Cardiovascular exercise is important for various reasons. It strengthens the heart, raises the body’s metabolism, improves circulation, burns excessive fat, increases energy and gives you an overall feeling of well being. With so many benefits, it is worthwhile to incorporate some form of cardio into your exercise program.
However, the pressing question may be “how much cardio exercise is right for me?” The answer to that question depends largely on your fitness goals. First, you should look at why you want to begin cardio training exercises and then you can determine the best cardio workouts for you program. Are you looking for exercises to lose weight? Or, do you desire more cardiovascular training to improve general health, compete in a race, or supplement your strength training program?
Strive for Moderate Intensity
Regardless of what fitness level you’re at, the best rule of thumb is to strive for moderate intensity cardio workout exercise. Moderate intensity entails performing an aerobic exercise such as be jogging, cycling, swimming, etc which gets the heart pumping for a prolonged period of time. Beginners can easily begin cardio exercises at home by taking brisk walks, jumping rope, climbing up and down stairs, or purchasing a treadmill or aerobic exercise videos.
Concerning cardiovascular training, the American College of Sports Medicine suggests initiating some form of moderate aerobic exercise which lasts at least 30 minutes and is performed from three to five times a week. However, if you are too winded to carry on a normal conversation during the activity then you are exercising too hard. This is a good gauge for measuring a safe workout that is considered moderate regardless of how fit you are.
Determine Your MHR
For those who are more fitness advanced and need to incorporate cardiovascular exercise into your training program in order to compete, you should determine and monitor your MHR (maximum heart rate). By performing cardio workout exercise according to MHR guidelines, you can significantly increase your heart’s capacity in the shortest amount of time.
The most accurate method to obtain your MHR is to see a medical professional who will have you do a treadmill stress test. This is especially recommended for those who are overweight and more than 40 years old.
If you simply want a ballpark figure of your MHR, you can use a simple formula for doing so. Subtract your age from 220 to get your number of heart beats per minute. A more reliable way to determine your MHR is by using the Karvonen formula. However, you will need to know your resting heart rate (RHR) since it is calculated from that.
Cardio for Marathon and Weight Training
Those training to run a marathon or some other running/sprinting sport, of course, will want to increase the strength of their heart. Therefore, cardiovascular training will need to be practiced at least five days per week and for weeks or months prior to competition.

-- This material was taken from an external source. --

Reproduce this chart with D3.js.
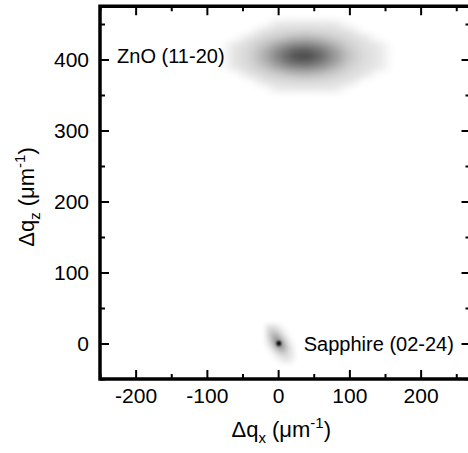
<!DOCTYPE html>
<html><head><meta charset="utf-8">
<script src="https://cdn.jsdelivr.net/npm/d3@7"></script>
<style>
html,body{margin:0;padding:0;background:#fff;}
svg text{font-family:"Liberation Sans",Arial,Helvetica,sans-serif;fill:#000;}
</style></head>
<body><svg id="c" width="468" height="453"></svg>
<script>
// ---- data ----
const xDomain = [-250, 270];
const yDomain = [-50, 475];
const xTicks = [-200, -100, 0, 100, 200];
const yTicks = [0, 100, 200, 300, 400];
const xMinorTicks = [-250, -150, -50, 50, 150, 250];
const yMinorTicks = [-50, 50, 150, 250, 350, 450];

// ZnO (11-20) reflection intensity grid (0 = white, 1 = black)
const znoX = [-60, -40, -20, 0, 20, 40, 60, 80, 100, 120, 140];
const znoY = [450, 440, 430, 420, 410, 400, 390, 380, 370, 360];
const znoI = [
  [0,    0,    0,    0.03, 0.04, 0.04, 0.04, 0.03, 0,    0,    0   ],
  [0,    0,    0.06, 0.12, 0.16, 0.17, 0.15, 0.11, 0.06, 0,    0   ],
  [0,    0.07, 0.18, 0.27, 0.34, 0.36, 0.32, 0.24, 0.14, 0.06, 0   ],
  [0.05, 0.15, 0.29, 0.43, 0.53, 0.55, 0.49, 0.37, 0.22, 0.10, 0.03],
  [0.07, 0.19, 0.36, 0.53, 0.65, 0.68, 0.60, 0.45, 0.28, 0.13, 0.04],
  [0.07, 0.19, 0.36, 0.53, 0.65, 0.68, 0.60, 0.45, 0.28, 0.13, 0.04],
  [0.05, 0.15, 0.29, 0.43, 0.53, 0.55, 0.49, 0.37, 0.22, 0.10, 0.03],
  [0,    0.07, 0.18, 0.27, 0.34, 0.36, 0.32, 0.24, 0.14, 0.06, 0   ],
  [0,    0,    0.06, 0.12, 0.16, 0.17, 0.15, 0.11, 0.06, 0,    0   ],
  [0,    0,    0,    0.03, 0.04, 0.04, 0.04, 0.03, 0,    0,    0   ]
];

// Sapphire (02-24) reflection intensity grid
const sapX = [-15, -10, -5, 0, 5, 10, 15, 20];
const sapY = [25, 20, 15, 10, 5, 0, -5, -10, -15, -20, -25];
const sapI = [
  [0.046,0.061,0.046,0.020,0.005,0,0,0],
  [0.071,0.119,0.114,0.063,0.020,0.003,0,0],
  [0.083,0.178,0.218,0.154,0.062,0.015,0.002,0],
  [0.074,0.203,0.318,0.287,0.149,0.045,0.008,0],
  [0.051,0.177,0.355,0.408,0.271,0.103,0.023,0.003],
  [0.027,0.118,0.302,0.600,0.377,0.183,0.052,0.008],
  [0.011,0.060,0.196,0.370,0.401,0.250,0.090,0.019],
  [0.002,0.017,0.074,0.176,0.245,0.195,0.089,0.023],
  [0,0.004,0.022,0.068,0.121,0.124,0.072,0.025],
  [0,0,0.006,0.021,0.048,0.063,0.047,0.020],
  [0,0,0,0.005,0.014,0.023,0.022,0.012]
];
const sapPeak = [1, 0];

const labels = [
  {text: "ZnO (11-20)", x: -226, y: 405, anchor: "start"},
  {text: "Sapphire (02-24)", x: 36, y: 0, anchor: "start"}
];

// ---- layout ----
const svg = d3.select("#c");
const x = d3.scaleLinear().domain(xDomain).range([100, 470.5]);
const y = d3.scaleLinear().domain(yDomain).range([379, 6.25]);
const colorZ = d3.scaleLinear().domain([0, 0.02, 0.25, 0.5, 0.7])
  .range(["#ffffff", "#e8e8e8", "#cdcdcd", "#8c8c8c", "#474747"]).clamp(true);
const colorS = d3.scaleLinear().domain([0, 0.02, 1]).range(["#ffffff", "#ececec", "#000000"]).clamp(true);

const defs = svg.append("defs");
defs.append("clipPath").attr("id", "clip").append("rect")
  .attr("x", x(xDomain[0])).attr("y", y(yDomain[1]))
  .attr("width", x(xDomain[1]) - x(xDomain[0])).attr("height", y(yDomain[0]) - y(yDomain[1]));
function blur(id, sd) {
  defs.append("filter").attr("id", id).attr("filterUnits", "userSpaceOnUse")
    .attr("x", 0).attr("y", 0).attr("width", 468).attr("height", 453)
    .append("feGaussianBlur").attr("stdDeviation", sd);
}
blur("blurZ", "6 3.5");
blur("blurS", "2 2");
blur("blurP", "0.8");

const plot = svg.append("g").attr("clip-path", "url(#clip)");

function drawGrid(gx, gy, gi, filterId, color) {
  const dx = Math.abs(gx[1] - gx[0]), dy = Math.abs(gy[1] - gy[0]);
  const cells = [];
  gi.forEach((row, r) => row.forEach((v, c) => { if (v > 0) cells.push({x: gx[c], y: gy[r], v}); }));
  plot.append("g").attr("filter", `url(#${filterId})`)
    .selectAll("rect").data(cells).join("rect")
    .attr("x", d => x(d.x - dx / 2))
    .attr("y", d => y(d.y + dy / 2))
    .attr("width", x(dx) - x(0) + 0.5)
    .attr("height", y(0) - y(dy) + 0.5)
    .attr("fill", d => color(d.v));
}
drawGrid(znoX, znoY, znoI, "blurZ", colorZ);
drawGrid(sapX, sapY, sapI, "blurS", colorS);
plot.append("circle").attr("cx", x(sapPeak[0])).attr("cy", y(sapPeak[1])).attr("r", 2.4)
  .attr("fill", "#000").attr("filter", "url(#blurP)");

// ---- axes ----
function styleAxis(g) {
  g.select(".domain").remove();
  g.selectAll(".tick line").attr("stroke", "#000").attr("stroke-width", 2);
  g.selectAll(".tick text").attr("font-size", 21);
}
const fmt = d => String(d);
const x0 = x(xDomain[0]), x1 = x(xDomain[1]), y0 = y(yDomain[0]), y1 = y(yDomain[1]);

svg.append("g").attr("transform", `translate(0,${y0})`)
  .call(d3.axisBottom(x).tickValues(xTicks).tickSizeInner(-9).tickSizeOuter(0).tickPadding(9).tickFormat(fmt))
  .call(styleAxis);
svg.append("g").attr("transform", `translate(0,${y0})`)
  .call(d3.axisBottom(x).tickValues(xMinorTicks).tickSizeInner(-5).tickSizeOuter(0).tickFormat(""))
  .call(styleAxis);
svg.append("g").attr("transform", `translate(0,${y1})`)
  .call(d3.axisTop(x).tickValues(xTicks).tickSizeInner(-9).tickSizeOuter(0).tickFormat(""))
  .call(styleAxis);
svg.append("g").attr("transform", `translate(0,${y1})`)
  .call(d3.axisTop(x).tickValues(xMinorTicks).tickSizeInner(-5).tickSizeOuter(0).tickFormat(""))
  .call(styleAxis);
svg.append("g").attr("transform", `translate(${x0},0)`)
  .call(d3.axisLeft(y).tickValues(yTicks).tickSizeInner(-9).tickSizeOuter(0).tickPadding(11).tickFormat(fmt))
  .call(styleAxis);
svg.append("g").attr("transform", `translate(${x0},0)`)
  .call(d3.axisLeft(y).tickValues(yMinorTicks).tickSizeInner(-5).tickSizeOuter(0).tickFormat(""))
  .call(styleAxis);
svg.append("g").attr("transform", `translate(${x1},0)`)
  .call(d3.axisRight(y).tickValues(yTicks).tickSizeInner(-9).tickSizeOuter(0).tickFormat(""))
  .call(styleAxis);
svg.append("g").attr("transform", `translate(${x1},0)`)
  .call(d3.axisRight(y).tickValues(yMinorTicks).tickSizeInner(-5).tickSizeOuter(0).tickFormat(""))
  .call(styleAxis);

svg.append("rect").attr("x", x0).attr("y", y1).attr("width", x1 - x0).attr("height", y0 - y1)
  .attr("fill", "none").attr("stroke", "#000").attr("stroke-width", 3.5);

// ---- labels ----
svg.selectAll("text.ann").data(labels).join("text").attr("class", "ann")
  .attr("x", d => x(d.x)).attr("y", d => y(d.y)).attr("dy", "0.35em")
  .attr("text-anchor", d => d.anchor).attr("font-size", 20).text(d => d.text);

function title(t, sub) {
  t.append("tspan").text("Δq");
  t.append("tspan").attr("font-size", 15).attr("dy", 6).text(sub);
  t.append("tspan").attr("dy", -6).text(" (μm");
  t.append("tspan").attr("font-size", 15).attr("dy", -9).text("-1");
  t.append("tspan").attr("dy", 9).text(")");
}
const xt = svg.append("text").attr("x", (x0 + x1) / 2 - 4).attr("y", 437)
  .attr("text-anchor", "middle").attr("font-size", 22);
title(xt, "x");
const yt = svg.append("text").attr("transform", "translate(34,197) rotate(-90)")
  .attr("text-anchor", "middle").attr("font-size", 22);
title(yt, "z");
</script></body></html>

Bodybuilders who are concerned about losing muscle mass through cardio training exercises can still receive the benefits of a strong heart without sacrificing mass by practicing a couple of techniques. Decrease your 30 minute aerobic exercises to two or three times per week, or decrease the weight on your full-body exercises and do more repetitions which will cause the heart to work harder.
Supplement Cardio Workouts
Be sure to supplement cardiovascular exercise with proper rest and nutrition. Also, in order to get the best health results, you should participate in a fitness program that is balanced between cardio and resistance training. It is also recommended to see your doctor to get a clean bill of health before beginning cardio workout exercise if you are just starting.